►

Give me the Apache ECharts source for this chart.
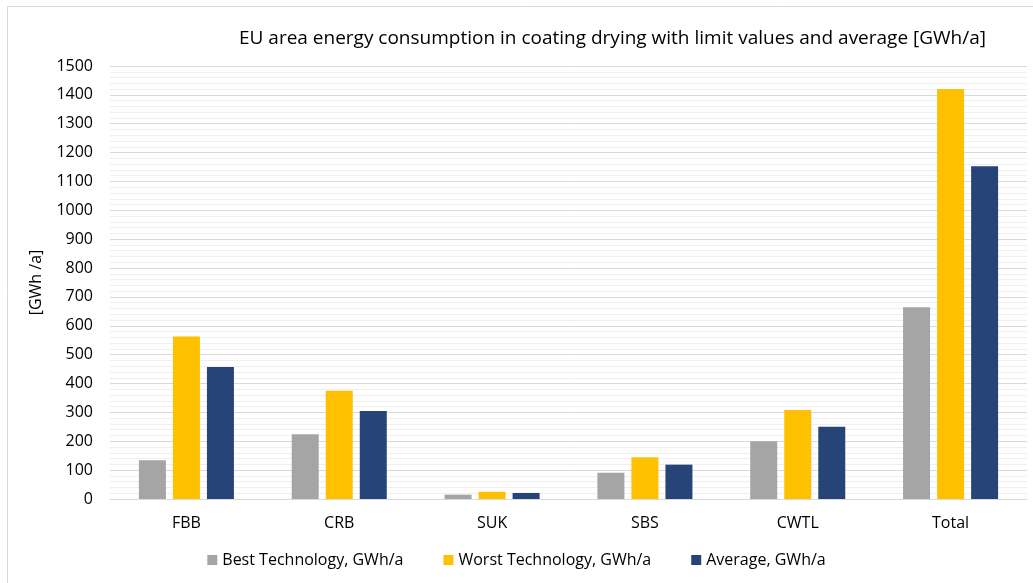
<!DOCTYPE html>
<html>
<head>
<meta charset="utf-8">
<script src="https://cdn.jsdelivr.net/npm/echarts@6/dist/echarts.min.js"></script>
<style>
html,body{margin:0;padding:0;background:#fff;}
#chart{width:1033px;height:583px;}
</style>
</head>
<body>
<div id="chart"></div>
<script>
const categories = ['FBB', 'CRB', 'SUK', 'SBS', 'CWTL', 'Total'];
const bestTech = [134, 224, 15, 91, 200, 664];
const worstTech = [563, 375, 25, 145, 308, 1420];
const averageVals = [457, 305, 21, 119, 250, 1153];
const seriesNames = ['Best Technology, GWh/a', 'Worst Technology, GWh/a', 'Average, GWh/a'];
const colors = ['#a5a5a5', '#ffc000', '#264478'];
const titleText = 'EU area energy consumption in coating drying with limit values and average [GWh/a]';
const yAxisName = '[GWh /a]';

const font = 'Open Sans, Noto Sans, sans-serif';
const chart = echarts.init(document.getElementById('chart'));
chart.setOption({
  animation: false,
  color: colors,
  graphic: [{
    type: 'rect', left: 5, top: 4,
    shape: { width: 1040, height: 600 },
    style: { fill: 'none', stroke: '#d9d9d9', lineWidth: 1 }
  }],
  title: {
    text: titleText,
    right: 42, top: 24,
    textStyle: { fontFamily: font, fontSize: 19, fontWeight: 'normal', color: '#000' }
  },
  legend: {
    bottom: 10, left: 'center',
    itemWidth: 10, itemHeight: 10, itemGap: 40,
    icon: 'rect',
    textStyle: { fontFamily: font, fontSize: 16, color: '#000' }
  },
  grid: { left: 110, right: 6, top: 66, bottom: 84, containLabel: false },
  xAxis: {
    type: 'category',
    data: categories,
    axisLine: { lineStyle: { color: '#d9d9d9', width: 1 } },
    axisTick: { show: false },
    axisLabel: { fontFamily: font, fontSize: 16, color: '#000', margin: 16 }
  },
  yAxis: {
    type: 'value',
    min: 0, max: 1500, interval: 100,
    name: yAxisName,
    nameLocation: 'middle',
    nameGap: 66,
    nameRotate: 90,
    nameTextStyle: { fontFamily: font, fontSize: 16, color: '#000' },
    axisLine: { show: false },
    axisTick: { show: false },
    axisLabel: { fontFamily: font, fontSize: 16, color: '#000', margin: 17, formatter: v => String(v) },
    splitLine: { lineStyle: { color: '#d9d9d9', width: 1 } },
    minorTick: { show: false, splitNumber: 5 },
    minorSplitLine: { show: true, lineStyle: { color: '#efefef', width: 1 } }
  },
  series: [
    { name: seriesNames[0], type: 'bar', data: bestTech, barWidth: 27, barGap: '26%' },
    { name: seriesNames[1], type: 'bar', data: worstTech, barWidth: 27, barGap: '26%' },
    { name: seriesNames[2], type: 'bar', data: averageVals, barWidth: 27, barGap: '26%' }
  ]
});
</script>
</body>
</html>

◄

Repeat exactly and only the lines from the start of the data above through the line that holds "const yAxisName = '[GWh /a]';", inclusive. Pictures do not belong in the copy.

Task output >>
Give me the Apache ECharts source for this chart.
<!DOCTYPE html>
<html>
<head>
<meta charset="utf-8">
<script src="https://cdn.jsdelivr.net/npm/echarts@6/dist/echarts.min.js"></script>
<style>
html,body{margin:0;padding:0;background:#fff;}
#chart{width:1033px;height:583px;}
</style>
</head>
<body>
<div id="chart"></div>
<script>
const categories = ['FBB', 'CRB', 'SUK', 'SBS', 'CWTL', 'Total'];
const bestTech = [134, 224, 15, 91, 200, 664];
const worstTech = [563, 375, 25, 145, 308, 1420];
const averageVals = [457, 305, 21, 119, 250, 1153];
const seriesNames = ['Best Technology, GWh/a', 'Worst Technology, GWh/a', 'Average, GWh/a'];
const colors = ['#a5a5a5', '#ffc000', '#264478'];
const titleText = 'EU area energy consumption in coating drying with limit values and average [GWh/a]';
const yAxisName = '[GWh /a]';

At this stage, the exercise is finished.